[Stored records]
§

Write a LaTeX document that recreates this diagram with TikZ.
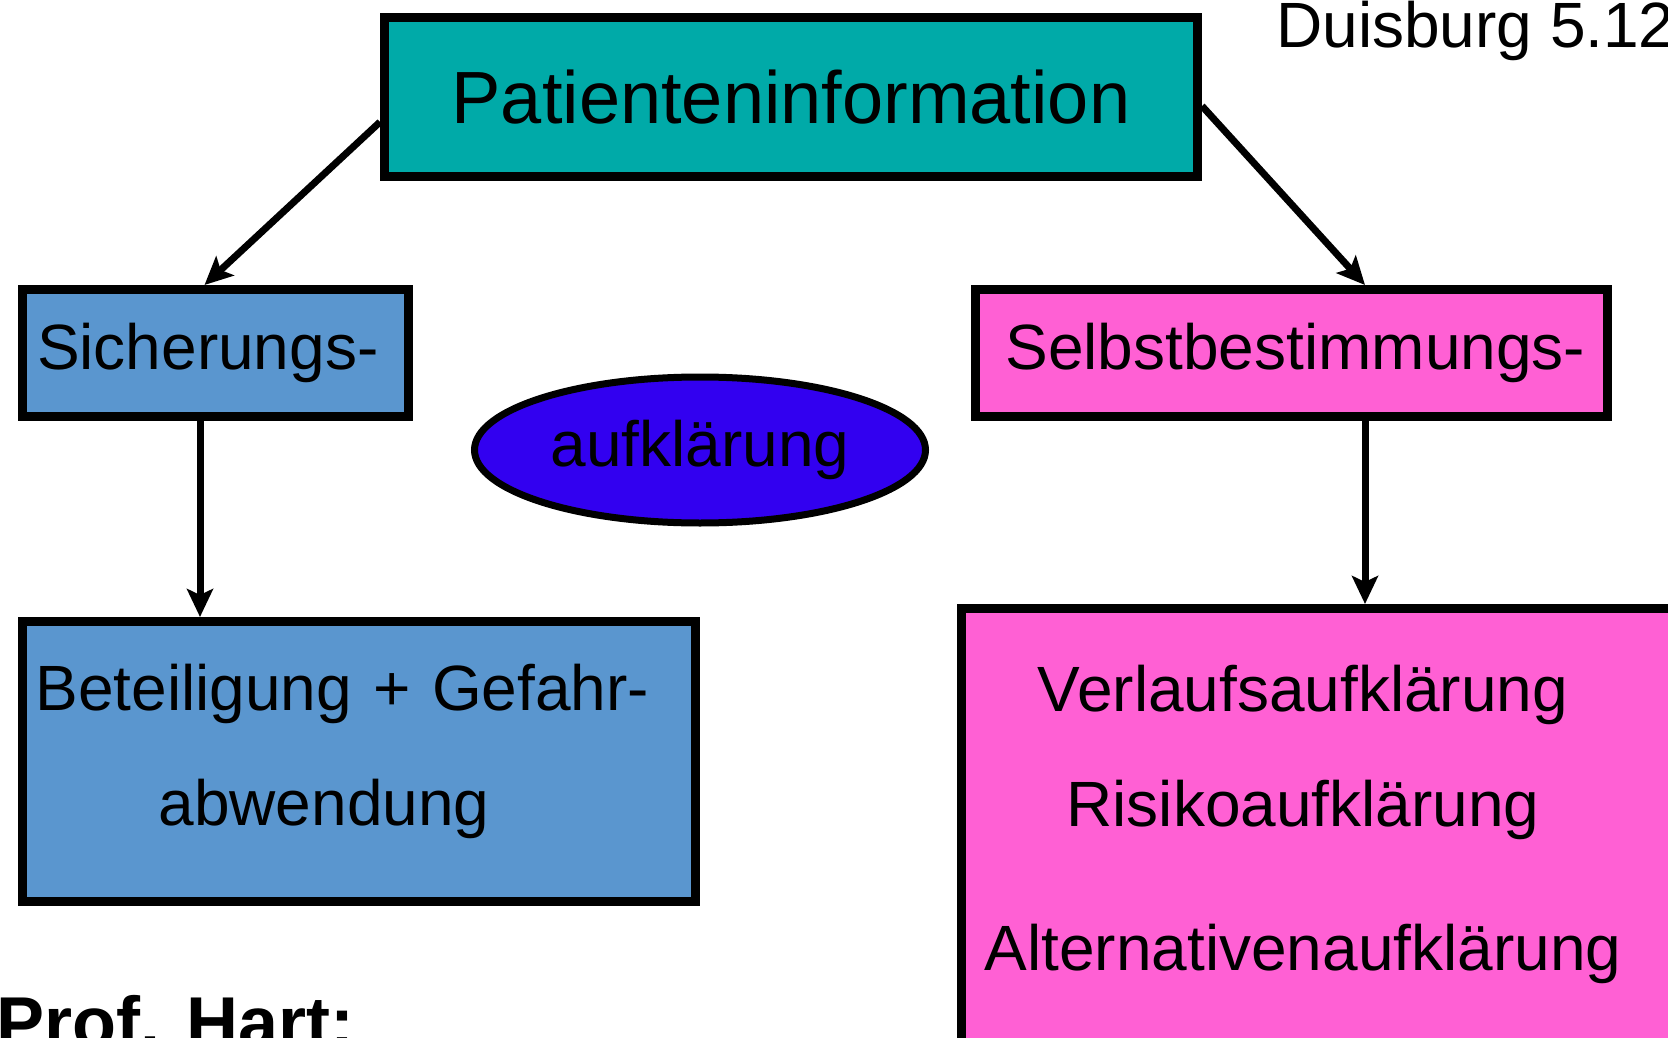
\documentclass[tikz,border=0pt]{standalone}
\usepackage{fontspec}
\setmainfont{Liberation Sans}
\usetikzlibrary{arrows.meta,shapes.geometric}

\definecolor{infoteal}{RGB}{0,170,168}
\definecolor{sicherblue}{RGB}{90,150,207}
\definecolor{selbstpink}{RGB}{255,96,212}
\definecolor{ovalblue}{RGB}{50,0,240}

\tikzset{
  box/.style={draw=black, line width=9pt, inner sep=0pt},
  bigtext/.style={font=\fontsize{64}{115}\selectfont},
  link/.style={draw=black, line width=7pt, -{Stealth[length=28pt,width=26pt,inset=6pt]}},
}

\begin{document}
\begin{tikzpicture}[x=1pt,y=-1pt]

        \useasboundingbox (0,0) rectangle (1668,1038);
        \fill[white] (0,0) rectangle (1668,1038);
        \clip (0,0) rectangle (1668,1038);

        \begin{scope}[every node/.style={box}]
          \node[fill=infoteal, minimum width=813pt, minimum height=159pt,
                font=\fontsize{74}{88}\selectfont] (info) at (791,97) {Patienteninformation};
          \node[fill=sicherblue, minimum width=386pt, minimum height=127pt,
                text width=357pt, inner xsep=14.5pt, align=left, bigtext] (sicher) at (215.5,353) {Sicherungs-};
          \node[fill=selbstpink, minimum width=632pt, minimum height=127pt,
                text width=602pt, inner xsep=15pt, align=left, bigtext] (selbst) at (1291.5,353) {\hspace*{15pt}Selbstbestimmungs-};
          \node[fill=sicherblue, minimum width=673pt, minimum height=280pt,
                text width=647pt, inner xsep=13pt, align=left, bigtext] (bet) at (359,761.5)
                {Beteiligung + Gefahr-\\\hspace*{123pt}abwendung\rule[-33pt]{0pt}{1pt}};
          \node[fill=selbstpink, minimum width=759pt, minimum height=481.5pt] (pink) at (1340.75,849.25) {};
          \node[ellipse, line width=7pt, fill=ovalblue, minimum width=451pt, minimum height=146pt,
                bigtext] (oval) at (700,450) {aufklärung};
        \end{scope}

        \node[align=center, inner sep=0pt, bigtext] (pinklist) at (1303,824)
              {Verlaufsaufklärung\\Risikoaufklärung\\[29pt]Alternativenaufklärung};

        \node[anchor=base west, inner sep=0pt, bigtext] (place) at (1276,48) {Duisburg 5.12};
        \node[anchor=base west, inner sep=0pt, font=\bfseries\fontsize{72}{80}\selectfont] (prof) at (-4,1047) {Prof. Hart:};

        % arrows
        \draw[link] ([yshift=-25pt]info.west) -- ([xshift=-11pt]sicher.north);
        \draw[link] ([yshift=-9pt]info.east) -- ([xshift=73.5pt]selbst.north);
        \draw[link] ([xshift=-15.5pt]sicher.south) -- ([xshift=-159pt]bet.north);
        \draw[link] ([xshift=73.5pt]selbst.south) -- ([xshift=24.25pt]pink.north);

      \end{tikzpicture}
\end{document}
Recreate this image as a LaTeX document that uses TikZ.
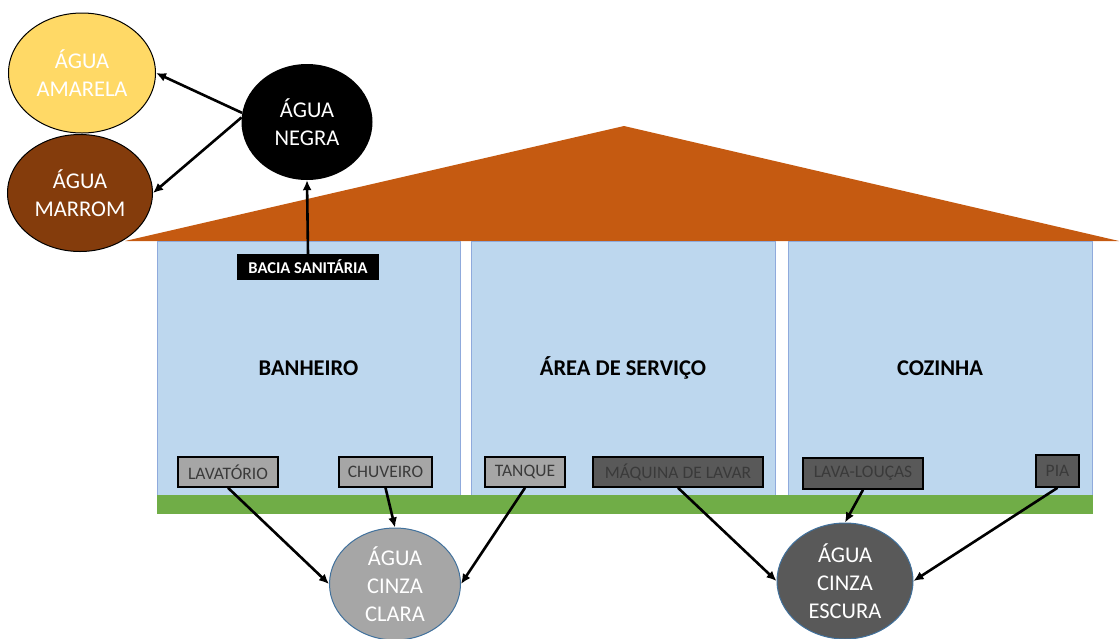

§

**Requirement:** Every record above should be written out again exactly; the pictures stay out of the copy.

**Written response:**
Write a LaTeX document that recreates this diagram with TikZ.
\documentclass[tikz,border=0pt]{standalone}
\usepackage{fontspec}
\setmainfont{Liberation Sans}
\usetikzlibrary{arrows.meta,shapes.geometric}

\definecolor{infoteal}{RGB}{0,170,168}
\definecolor{sicherblue}{RGB}{90,150,207}
\definecolor{selbstpink}{RGB}{255,96,212}
\definecolor{ovalblue}{RGB}{50,0,240}

\tikzset{
  box/.style={draw=black, line width=9pt, inner sep=0pt},
  bigtext/.style={font=\fontsize{64}{115}\selectfont},
  link/.style={draw=black, line width=7pt, -{Stealth[length=28pt,width=26pt,inset=6pt]}},
}

\begin{document}
\begin{tikzpicture}[x=1pt,y=-1pt]

        \useasboundingbox (0,0) rectangle (1668,1038);
        \fill[white] (0,0) rectangle (1668,1038);
        \clip (0,0) rectangle (1668,1038);

        \begin{scope}[every node/.style={box}]
          \node[fill=infoteal, minimum width=813pt, minimum height=159pt,
                font=\fontsize{74}{88}\selectfont] (info) at (791,97) {Patienteninformation};
          \node[fill=sicherblue, minimum width=386pt, minimum height=127pt,
                text width=357pt, inner xsep=14.5pt, align=left, bigtext] (sicher) at (215.5,353) {Sicherungs-};
          \node[fill=selbstpink, minimum width=632pt, minimum height=127pt,
                text width=602pt, inner xsep=15pt, align=left, bigtext] (selbst) at (1291.5,353) {\hspace*{15pt}Selbstbestimmungs-};
          \node[fill=sicherblue, minimum width=673pt, minimum height=280pt,
                text width=647pt, inner xsep=13pt, align=left, bigtext] (bet) at (359,761.5)
                {Beteiligung + Gefahr-\\\hspace*{123pt}abwendung\rule[-33pt]{0pt}{1pt}};
          \node[fill=selbstpink, minimum width=759pt, minimum height=481.5pt] (pink) at (1340.75,849.25) {};
          \node[ellipse, line width=7pt, fill=ovalblue, minimum width=451pt, minimum height=146pt,
                bigtext] (oval) at (700,450) {aufklärung};
        \end{scope}

        \node[align=center, inner sep=0pt, bigtext] (pinklist) at (1303,824)
              {Verlaufsaufklärung\\Risikoaufklärung\\[29pt]Alternativenaufklärung};

        \node[anchor=base west, inner sep=0pt, bigtext] (place) at (1276,48) {Duisburg 5.12};
        \node[anchor=base west, inner sep=0pt, font=\bfseries\fontsize{72}{80}\selectfont] (prof) at (-4,1047) {Prof. Hart:};

        % arrows
        \draw[link] ([yshift=-25pt]info.west) -- ([xshift=-11pt]sicher.north);
        \draw[link] ([yshift=-9pt]info.east) -- ([xshift=73.5pt]selbst.north);
        \draw[link] ([xshift=-15.5pt]sicher.south) -- ([xshift=-159pt]bet.north);
        \draw[link] ([xshift=73.5pt]selbst.south) -- ([xshift=24.25pt]pink.north);

      \end{tikzpicture}
\end{document}
Recreate this image as a LaTeX document that uses TikZ.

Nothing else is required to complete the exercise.